Justice Mike Lee
In a concurring opinion in a TCPA case (which will be separately reported), Justice Mike Lee, a newly-minted justice of the new-look Dallas Court of Appeals, has expressed his frustration with the “routine attempted use” of intentional infliction of emotional distress as a “gap-filling tort cause of action.”
Concurring with Justice Smith’s opinion in Michael Joseph Bacsik v. Fred Britton, Charles Britton, and Autographs Ink, Inc. (No. 05-24-00934-CV; February 25, 2025), Justice Lee observes, it has been 20 years since SCOTX’s opinion in Creditwatch, Inc. v. Jackson, 157 S.W.3d 814 (Tex. 2005). In that case the Court reversed an intentional infliction of emotional distress claim “[f]or the tenth time in a little more than six years for failing to meet the exacting requirements of that tort.” In his opinion, Justice Lee laments that the court in the present case was confronted by the second TCPA defense to an underlying intentional infliction of emotional distress claim in less than a month. “I write separately,” Justice Lee writes, “simply to call attention to the problems inherent in the routine use of the intentional infliction of emotional distress cause of action when a plaintiff cannot fit the facts of an occurrence to an available statutory or common law remedy.”

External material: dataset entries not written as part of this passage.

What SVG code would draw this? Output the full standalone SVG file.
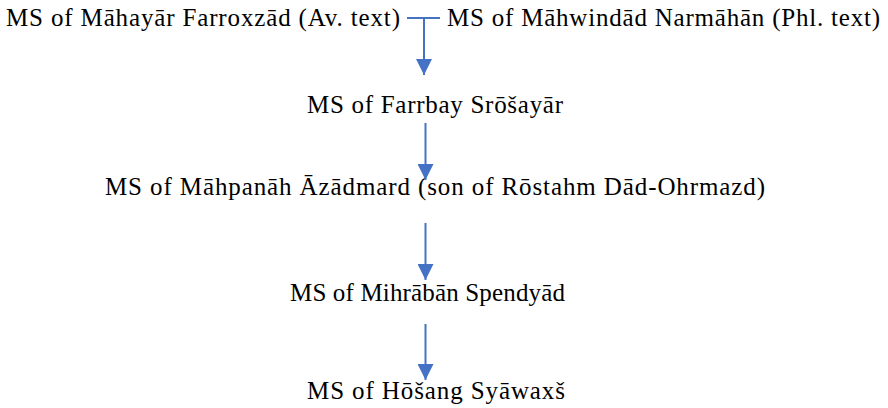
<svg xmlns="http://www.w3.org/2000/svg" width="888" height="408" viewBox="0 0 888 408">
<defs>
<style>
text{font-family:"Liberation Serif","Times New Roman",serif;font-size:25px;fill:#000}
.c{text-anchor:middle}
.ln{stroke:#4472C4;stroke-width:2;fill:none}
</style>
<marker id="ah" markerUnits="userSpaceOnUse" markerWidth="16" markerHeight="16" viewBox="0 0 16 16" refX="16" refY="8" orient="auto">
<path d="M0,0 L16,8 L0,16 Z" fill="#4472C4"/>
</marker>
</defs>
<rect width="888" height="408" fill="#fff"/>
<g id="n1"><text x="6" y="26" textLength="394" lengthAdjust="spacing">MS of Māhayār Farroxzād (Av. text)</text></g>
<g id="n2"><text x="447" y="26" textLength="433" lengthAdjust="spacing">MS of Māhwindād Narmāhān (Phl. text)</text></g>
<g id="n3"><text class="c" x="435" y="113" textLength="256" lengthAdjust="spacing">MS of Farrbay Srōšayār</text></g>
<g id="n4"><text class="c" x="435" y="195" textLength="660" lengthAdjust="spacing">MS of Māhpanāh Āzādmard (son of Rōstahm Dād-Ohrmazd)</text></g>
<g id="n5"><text class="c" x="427.5" y="301" textLength="275" lengthAdjust="spacing">MS of Mihrābān Spendyād</text></g>
<g id="n6"><text class="c" x="436" y="399" textLength="258" lengthAdjust="spacing">MS of Hōšang Syāwaxš</text></g>
<g id="connectors">
<line class="ln" x1="407" y1="18" x2="440" y2="18"/>
<line class="ln" x1="424" y1="18" x2="424" y2="75" marker-end="url(#ah)"/>
<line class="ln" x1="425.5" y1="123" x2="425.5" y2="180" marker-end="url(#ah)"/>
<line class="ln" x1="425.5" y1="223" x2="425.5" y2="280" marker-end="url(#ah)"/>
<line class="ln" x1="425.5" y1="324" x2="425.5" y2="380" marker-end="url(#ah)"/>
</g>
</svg>
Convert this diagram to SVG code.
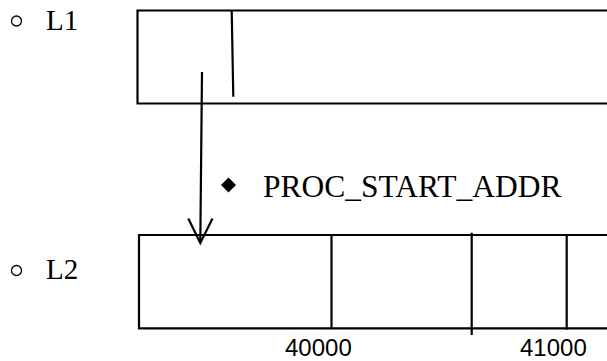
<svg xmlns="http://www.w3.org/2000/svg" width="607" height="361" viewBox="0 0 607 361">
<style>
.ln{stroke:#000;stroke-width:2.2;fill:none}
.bul{fill:none;stroke:#000;stroke-width:1.3}
.lab{font-family:"Liberation Serif","Times New Roman",serif;font-size:29px;fill:#000}
.num{font-family:"Liberation Sans",Arial,sans-serif;font-size:24px;fill:#000}
</style>
<rect width="607" height="361" fill="#fff"/>
<g id="label-L1">
<circle class="bul" cx="16.5" cy="21" r="5"/>
<text class="lab" x="46" y="29.5">L1</text>
</g>
<g id="node-L1">
<path class="ln" d="M608,10.5 H137.5 V103.5 H608"/>
<line class="ln" x1="231.7" y1="10.5" x2="233.3" y2="96.7"/>
</g>
<g id="label-PROC">
<polygon points="228.5,177.5 236,185 228.5,192.5 221,185" fill="#000"/>
<text class="lab" x="263" y="197" style="font-size:31.5px">PROC_START_ADDR</text>
</g>
<g id="label-L2">
<circle class="bul" cx="16.5" cy="270.5" r="5"/>
<text class="lab" x="46" y="278.5">L2</text>
</g>
<g id="node-L2">
<path class="ln" d="M608,235 H139 V328.3 H608"/>
<line class="ln" x1="331.5" y1="235" x2="331.5" y2="328.3"/>
<line class="ln" x1="471.7" y1="232.7" x2="471.7" y2="335"/>
<line class="ln" x1="566.7" y1="234" x2="566.7" y2="329.5"/>
<text class="num" x="285" y="356">40000</text>
<text class="num" x="520" y="356">41000</text>
</g>
<g id="connectors">
<line class="ln" x1="202" y1="72" x2="200.3" y2="242"/>
<polyline class="ln" points="188.3,218.5 200.3,243 212.5,218.5"/>
</g>
</svg>
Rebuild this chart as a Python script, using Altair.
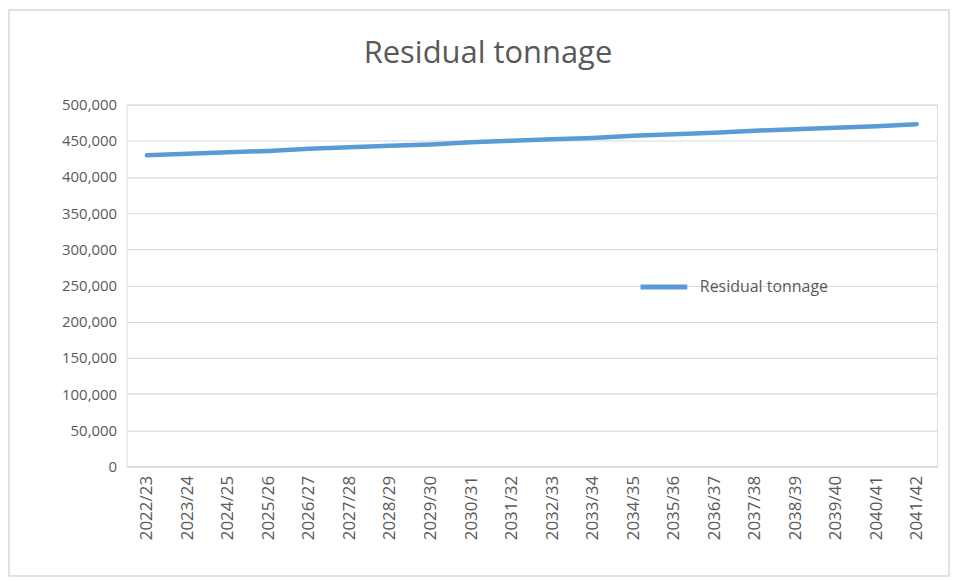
import altair as alt
import pandas as pd

years = ["2022/23", "2023/24", "2024/25", "2025/26", "2026/27", "2027/28", "2028/29",
         "2029/30", "2030/31", "2031/32", "2032/33", "2033/34", "2034/35", "2035/36",
         "2036/37", "2037/38", "2038/39", "2039/40", "2040/41", "2041/42"]
tonnage = [430000, 432000, 434000, 436000, 439000, 441000, 443000, 445000, 448000, 450000,
           452000, 454000, 457000, 459000, 461000, 464000, 466000, 468000, 470000, 473000]
series_name = "Residual tonnage"
y_ticks = list(range(0, 500001, 50000))

df = pd.DataFrame({"year": years, "value": tonnage, "series": [series_name] * len(years)})

FONT = "Open Sans"
GREY = "#595959"

line = alt.Chart(df).mark_line(strokeWidth=4.5, strokeCap="round", strokeJoin="round").encode(
    x=alt.X("year:O", sort=years,
            scale=alt.Scale(padding=0.5),
            axis=alt.Axis(title=None, labelAngle=-90, labelAlign="right", labelBaseline="middle",
                          labelPadding=9, ticks=False, grid=False, domain=True,
                          domainColor="#D9D9D9", domainWidth=1.2,
                          labelColor=GREY, labelFont=FONT, labelFontSize=17)),
    y=alt.Y("value:Q", scale=alt.Scale(domain=[0, 500000], nice=False),
            axis=alt.Axis(title=None, values=y_ticks, format=",d", ticks=False, domain=False,
                          grid=True, gridColor="#D9D9D9", gridWidth=1.2,
                          labelColor=GREY, labelFont=FONT, labelFontSize=15, labelPadding=10)),
    color=alt.Color("series:N", scale=alt.Scale(range=["#5B9BD5"]),
                    legend=alt.Legend(title=None, orient="none", legendX=513, legendY=157,
                                      symbolType="stroke", symbolSize=2200, symbolStrokeWidth=5,
                                      labelFont=FONT, labelFontSize=16, labelColor=GREY,
                                      labelOffset=10)),
)

border = alt.Chart(pd.DataFrame({"k": [0]})).mark_rect(
    fillOpacity=0, stroke="#D9D9D9", strokeWidth=1.5
).encode(
    x=alt.value(-118), x2=alt.value(825), y=alt.value(-95), y2=alt.value(473)
)

chart = alt.layer(border, line).properties(
    width=813, height=363,
    title=alt.TitleParams(series_name, font=FONT, fontSize=31, fontWeight="normal",
                          color=GREY, anchor="middle", offset=-61, dx=-44),
    autosize=alt.AutoSizeParams(type="none"),
    padding={"left": 119, "top": 96, "right": 13, "bottom": 111},
).configure_view(stroke=None).configure(background="white")

chart.save("out.html", embed_options={"renderer": "svg", "actions": False})
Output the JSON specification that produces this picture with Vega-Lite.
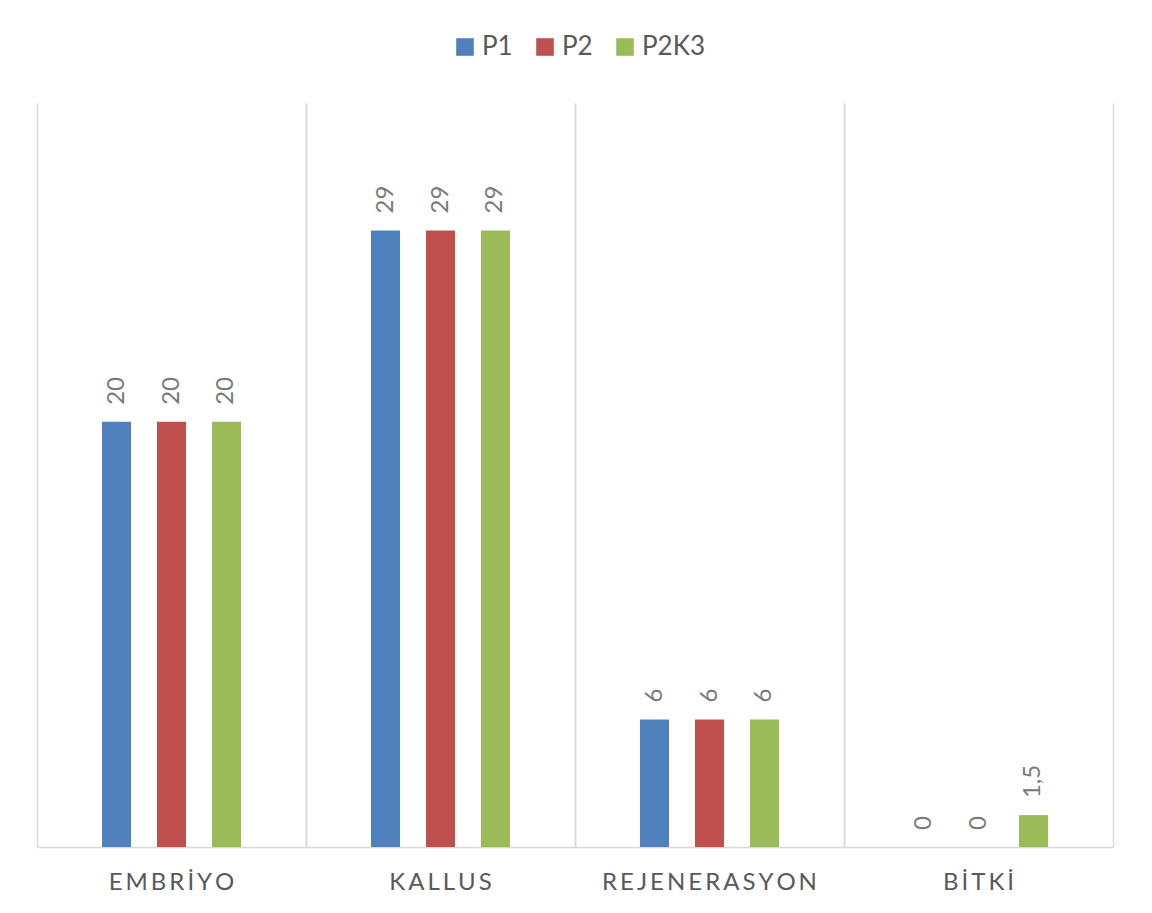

Here plaintiffs alleged defamation and, in Justice Lee’s view, could have asserted other reputational torts and a “possible assaultive tort.” Despite the availability of these torts, “[i]t appears that [plaintiffs] could not meet the burdens of proof for such torts….There is simply no gap to fill [by pleading intentional infliction].” Intentional infliction, he goes on, “was recognized to fill that rare and narrow gap where tort law has failed to provide a remedy for truly outrageous conduct which is ’beyond all possible bounds of decency’” (quoting Creditwatch, 157 S.W.3d at 817). Having opened the door to this tort, however, SCOTX has had to go to great lengths to “rein [it] in,” declaring that it “was never intended as an easier and broader way to pursue claims already protected by our expanding civil and criminal laws. If the tort is to remain viable where ‘gaps’ still remain, litigants and judges cannot entertain it as a catch-all that avoids the careful balancing behind alternate legal claims.”
To put an to the nonsense, Justice Lee sugguests, “perhaps the time has come for the supreme court to put a final dagger into this cause of action or the legislature to consider what role, if any, such a claim maintains in our system of civil justice.” Meanwhile, he urges trial courts to dismiss this claim when a defendant asks them to.
In our view, part of the problem Justice Lee identifies is the “routine” pleading of a long string of tort claims, only one or a very few of which have any legs in the case. Whether as a consequence of force of habit, laziness, bad lawyering, or perhaps a basic misunderstanding of what the components of various tort claims actually are, simply throwing tort theories against the wall and hoping one sticks does not reflect well either members of the bar who do it or trial courts who let them do it.